Recalling the overall objective of the Viet Nam-UNICEF cooperation program for 2006-2010 which is to enhance the protection of the rights of children and women in Viet Nam’s national renewal and international integration process, we believe this objective will continue to effectively serve the current rapid transition in Viet Nam. Guided by such an objective and when well coordinated, joint programs and projects will enable UN agencies to make full use of their comparative advantages to produce desired results. Here, “Delivering As One” represents an effective tool to pool together the increasingly scarce resources to promote child rights in the country. At the same time, given the fact that the rights-based approach was already proclaimed as an overarching principle in the designing of all programs and projects under the National Cooperation Program, we wish to see this approach more dynamically concretized in the implementation of specific programs and projects.

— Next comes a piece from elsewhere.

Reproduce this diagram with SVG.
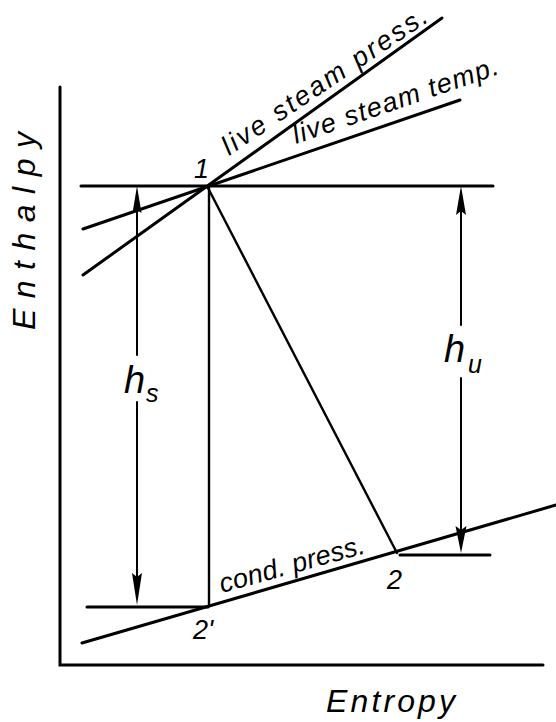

Regarding young people being the key target group of UNICEF-related programs and projects, it is encouraging that progress has been registered in inter-agency activities to respond to emergency situations and to combat HIV/AIDS, particularly among children. The Provincial Child Friendship Program has also been successful in facilitating broader participation in the decentralization process. Of course, the success would have been greater if more consistent support had been given from the central level to the local level and if more attention had been paid to expertise build-up and planning.

Mr. President,

          After some 20 years enjoying political stability and a high economic growth rate of 6-8% annually, Viet Nam is now setting for itself the target of becoming a middle income country by 2012. For this to be materialized, apart from our own all-out efforts, we will need the continued support, assistance and cooperation from the international community, of whom UNICEF is a major player. To ensure higher efficiency and effectiveness of the Viet Nam-UNICEF cooperation, allow me to suggest the following points.

          First, we’d like to see the national program of the coming cycle reconfigured in such a way that it integrates the Vietnamese Government’s priorities and strategies for children, particularly those for child survival and development, in the fields of heathcare, education, prevention of child accidents, clean water and environmental sanitation. In this connection, UNICEF can champion as a provider of child-related knowledge rather than a service provider.

Second, policy advocacy should be highly selective and well planned to focus on child rights and monitoring their implementation.

          Third, it is recommended that UNICEF review to come up with more appropriate areas and strategies of operation, especially in the context of “Delivering As One”, with a view to the best possible effect.

Fourth, in the same vein, it is also recommended that UNICEF better identify its key partners and design plans to help them enhance their capacity.

          Fifth, given the multi-partner involvement in the program, it would be best for UNICEF to concentrate on priority issues of children and allow concerned partners to play their best roles when they have a cutting-edge advantage. In such situations, UNICEF can best support the Government by playing its role as a coordinator.

Sixth, as far as capacity development is concerned, knowledge and capacity of institutional analysis should serve as the basis for elaborating capacity development plans which should focus more on partners’ capacity or institutional arrangements than single issues.

Seventh, greater efforts should be made in analyzing, planning and designing integrated communication activity packages aimed at changing children’s understanding about and behavior toward family, education, prevention of child injuries and accidents, water and sanitation.

          Eighth, the designing, monitoring and evaluation of pilot projects should be conducted on account of their performance, efficiency, cost-effectiveness and feasibility.

          Last, it will be reasonable for the national program to engage to an appropriate extent in general youth and gender issues, while mainly focusing on activities related to friendship schools, adolescents and life skills education.     

Mr. President,

As we move forward on our path of development, we are fully aware of the many challenges facing our children. They include the uneven levels of development among different regions of the country as highlighted by the Regional Director’s report. They further include the weak social security system, the increased flux of young workers into urban areas leaving their children in rural areas exposed to the likelihood of abuse,  exploitation, trafficking and neglect, to name a few. Against such a backdrop, the cooperation with and assistance from UNICEF – with its pool of expertise, experience, and financial resources – will be extremely important for our children. Nearly 40 years ago, the war was raging in Viet Nam. As a person who fought the war and who have witnessed children suffering from this devastating war then and now, I believe our children today deserve a better life. Such a life can only be possible thanks to contributions by all. And a more productive and effective program of cooperation resulting from this review session will be one such contribution.

With this in mind, Mr. President, I thank you.